Unfinished portrait of Mozart by Joseph Lange, husband of Aloysia Weber, the composer's early heartthrob. “To celebrate Mozart in just one concert program is never easy,” says the maestro, in his ninth year with Pittsburgh at age 58. “How do you make choices among so many masterpieces? We were thinking of a whole evening of Mozart symphonies, but then decided it might be interesting to highlight his creative life at certain periods.”

Thus the first half of the concert makes a big double swing from the Overture to Mozart’s late opera “La clemenza di Tito” to the solo motet “Exsultate, jubilate” – a virtuosic splash for soprano written by the composer at age 17 — and then back to his last piano concerto, No. 27 in B-flat, K. 595.

“The ‘Titus’ Overture was written for the coronation of a king (Leopold II of Bohemia), so it is full of pomp and brilliance,” says Honeck. “It’s also colorful and expressive in a way that points toward the Romantic era, as does the 27th Piano Concerto, where Mozart’s use of melody and harmony actually look forward to Chopin.”

In the concerto’s solo spotlight will be British pianist Paul Lewis, a frequent performer at Orchestra Hall and Honeck’s choice for this Mozart. Conductor and pianist have collaborated on Mozart before – the Concerto No.12 in A, K. 414, at the Tanglewood Music Festival three summers ago.

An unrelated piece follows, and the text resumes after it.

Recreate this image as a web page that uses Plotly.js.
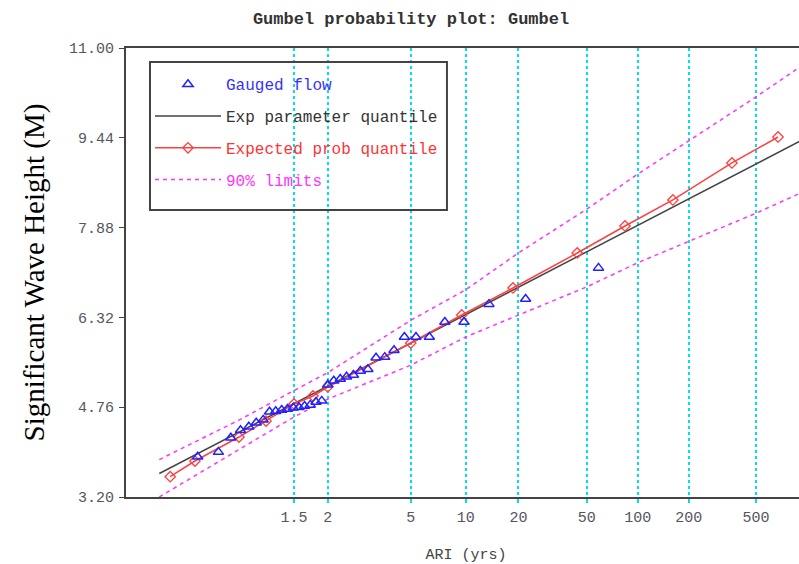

“No. 27 is not spectacular or dramatic, but more lyrical,” says Honeck. “It is not obvious. In my opinion, Mozart’s subtle treatment of melody, moving from major to minor, is hard to play well. That’s why I asked if Paul Lewis might be free to do it. At Tanglewood, he played K. 414 in a clear and tender way that is exactly needed also in Mozart’s last concerto.”

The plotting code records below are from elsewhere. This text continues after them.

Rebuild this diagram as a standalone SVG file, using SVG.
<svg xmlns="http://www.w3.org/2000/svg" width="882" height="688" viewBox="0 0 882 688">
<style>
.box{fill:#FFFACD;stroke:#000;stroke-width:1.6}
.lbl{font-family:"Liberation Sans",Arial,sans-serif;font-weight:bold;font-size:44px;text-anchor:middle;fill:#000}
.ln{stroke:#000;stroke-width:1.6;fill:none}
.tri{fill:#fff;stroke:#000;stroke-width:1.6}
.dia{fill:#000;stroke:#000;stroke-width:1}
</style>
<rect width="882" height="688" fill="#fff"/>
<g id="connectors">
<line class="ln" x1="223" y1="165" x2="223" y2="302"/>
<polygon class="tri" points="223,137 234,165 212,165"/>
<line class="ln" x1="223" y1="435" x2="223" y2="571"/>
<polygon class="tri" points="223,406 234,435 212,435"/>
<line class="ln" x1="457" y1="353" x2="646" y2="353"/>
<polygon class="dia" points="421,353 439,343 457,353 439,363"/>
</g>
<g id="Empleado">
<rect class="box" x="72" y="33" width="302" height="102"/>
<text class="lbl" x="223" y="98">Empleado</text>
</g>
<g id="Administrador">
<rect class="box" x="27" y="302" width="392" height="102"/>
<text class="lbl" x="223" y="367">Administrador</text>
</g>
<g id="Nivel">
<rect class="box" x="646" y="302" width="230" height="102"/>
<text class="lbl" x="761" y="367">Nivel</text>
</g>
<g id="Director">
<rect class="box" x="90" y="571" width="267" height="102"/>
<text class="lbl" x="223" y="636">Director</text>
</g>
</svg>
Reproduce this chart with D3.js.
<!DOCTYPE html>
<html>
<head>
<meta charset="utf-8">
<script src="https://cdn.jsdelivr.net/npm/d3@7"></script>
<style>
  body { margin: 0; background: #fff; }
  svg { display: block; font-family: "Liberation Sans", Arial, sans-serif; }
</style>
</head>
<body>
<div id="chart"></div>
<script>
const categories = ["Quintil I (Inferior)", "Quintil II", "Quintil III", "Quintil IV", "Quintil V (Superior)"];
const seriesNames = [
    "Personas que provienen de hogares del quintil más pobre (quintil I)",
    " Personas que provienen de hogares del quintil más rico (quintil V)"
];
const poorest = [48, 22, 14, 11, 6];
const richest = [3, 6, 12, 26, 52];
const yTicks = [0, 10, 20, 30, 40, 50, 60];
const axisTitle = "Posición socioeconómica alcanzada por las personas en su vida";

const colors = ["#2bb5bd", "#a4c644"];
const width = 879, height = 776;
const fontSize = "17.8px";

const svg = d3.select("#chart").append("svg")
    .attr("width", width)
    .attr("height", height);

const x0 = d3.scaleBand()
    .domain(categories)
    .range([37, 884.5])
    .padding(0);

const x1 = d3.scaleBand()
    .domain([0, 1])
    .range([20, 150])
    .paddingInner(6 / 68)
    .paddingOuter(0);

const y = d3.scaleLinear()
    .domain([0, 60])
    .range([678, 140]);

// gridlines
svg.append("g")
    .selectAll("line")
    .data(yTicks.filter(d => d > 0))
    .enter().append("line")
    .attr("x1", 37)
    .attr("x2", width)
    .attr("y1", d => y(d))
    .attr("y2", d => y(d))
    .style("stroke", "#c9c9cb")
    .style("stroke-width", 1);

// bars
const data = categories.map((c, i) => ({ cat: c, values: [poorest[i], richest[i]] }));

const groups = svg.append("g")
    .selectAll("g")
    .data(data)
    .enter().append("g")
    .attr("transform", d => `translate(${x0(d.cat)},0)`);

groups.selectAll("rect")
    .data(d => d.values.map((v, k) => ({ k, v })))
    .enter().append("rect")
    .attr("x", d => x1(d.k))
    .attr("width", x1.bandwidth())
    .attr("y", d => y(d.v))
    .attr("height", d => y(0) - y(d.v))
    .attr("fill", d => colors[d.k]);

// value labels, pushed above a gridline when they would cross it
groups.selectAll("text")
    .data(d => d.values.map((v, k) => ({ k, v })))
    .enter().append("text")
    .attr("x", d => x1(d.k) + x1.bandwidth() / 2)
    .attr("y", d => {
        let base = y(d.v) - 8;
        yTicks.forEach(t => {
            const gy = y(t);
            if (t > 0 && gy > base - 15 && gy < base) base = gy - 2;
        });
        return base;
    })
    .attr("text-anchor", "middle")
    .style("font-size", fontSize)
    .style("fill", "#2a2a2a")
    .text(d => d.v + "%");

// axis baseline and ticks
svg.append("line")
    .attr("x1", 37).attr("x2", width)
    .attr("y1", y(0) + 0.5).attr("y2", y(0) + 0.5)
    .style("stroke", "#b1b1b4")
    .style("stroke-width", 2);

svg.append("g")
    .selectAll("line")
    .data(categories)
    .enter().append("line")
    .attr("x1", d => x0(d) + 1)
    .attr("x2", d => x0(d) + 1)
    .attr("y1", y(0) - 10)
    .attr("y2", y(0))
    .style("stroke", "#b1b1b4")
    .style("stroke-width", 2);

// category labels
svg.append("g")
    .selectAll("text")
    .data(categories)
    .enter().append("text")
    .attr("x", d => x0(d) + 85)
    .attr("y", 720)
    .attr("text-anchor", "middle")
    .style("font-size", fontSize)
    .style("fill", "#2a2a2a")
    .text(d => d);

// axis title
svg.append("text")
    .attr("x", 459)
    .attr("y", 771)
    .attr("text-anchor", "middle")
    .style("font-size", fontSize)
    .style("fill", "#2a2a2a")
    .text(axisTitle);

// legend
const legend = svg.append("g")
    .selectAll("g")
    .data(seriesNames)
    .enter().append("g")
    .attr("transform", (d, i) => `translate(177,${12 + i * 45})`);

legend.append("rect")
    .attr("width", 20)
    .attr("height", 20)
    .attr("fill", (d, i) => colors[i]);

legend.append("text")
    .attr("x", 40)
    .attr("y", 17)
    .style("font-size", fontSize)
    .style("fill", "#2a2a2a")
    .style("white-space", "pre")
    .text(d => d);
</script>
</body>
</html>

Paul Lewis will be the soloist in Mozart's Piano Concerto No. 27, his last. Along with the early “Exsultate, jubilate,” the program includes two “middle-period” arias of radically different provenance. From the unfinished “Great” Mass in C minor comes “Laudamus Te” and from the world of opera “Vorrei spiegarvi, oh Dio!” (Let me explain, oh God, [what my grief is]). Mozart wrote the latter to be inserted into another composer’s opera – and specifically for Aloysia Weber, elder sister of his wife Constanze (and the one with whom he first fell in love). The soprano here will be Regula Mühlemann.

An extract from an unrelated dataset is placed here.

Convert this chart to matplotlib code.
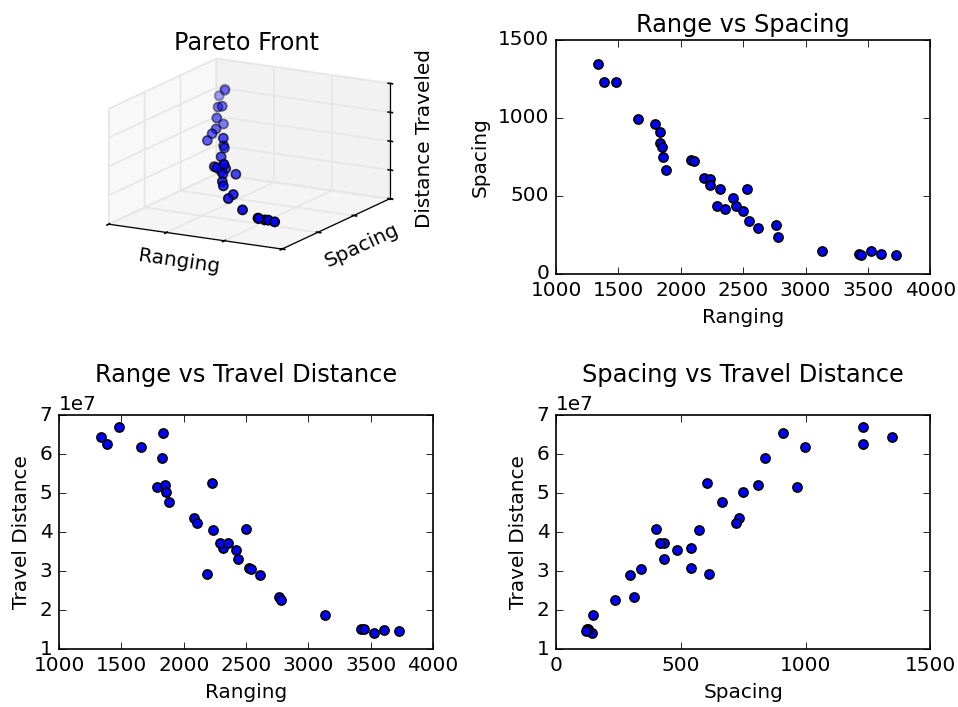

“‘Laudamus te’ can also be sung by a mezzo-soprano,” says Honeck, “but I prefer soprano for its lightness. ‘Laudamus – we praise.’ It is a wonderful link to a deeply personal aspect of Mozart’s life: his love of sacred music.”

This all-Mozart affair ends with the missing musical link, a symphony – to wit, Symphony No. 35 in D, known as the “Haffner” after the noble family for whom it was written. Actually, the symphony began life in more modest terms, as a serenade, composed in 1782 for a Haffner wedding. But the next year, Mozart revised the score, adding pairs of flutes and clarinets to the first and last movements and trimming the sequence of movements to four – and voila! The “Haffner” Symphony.

“The music all sounds so nice, so effortless,” says Honeck, the irony edging his words. “But to bring this out, you need true art. Sometimes you notice that orchestras don’t program Haydn or early Beethoven. Why? Because it’s so hard to do, to get that light style right. The first movement of the ‘Haffner’ can sound quite pompous, but it shouldn’t. You must have light bowings and not allow the winds and brasses to cover the strings.

“There’s enormous confusion these days about playing the Viennese classics. If you take away vibrato, you lose variations of color, but if the sound is too fat you lose the ease. I like Mozart because it is challenging.”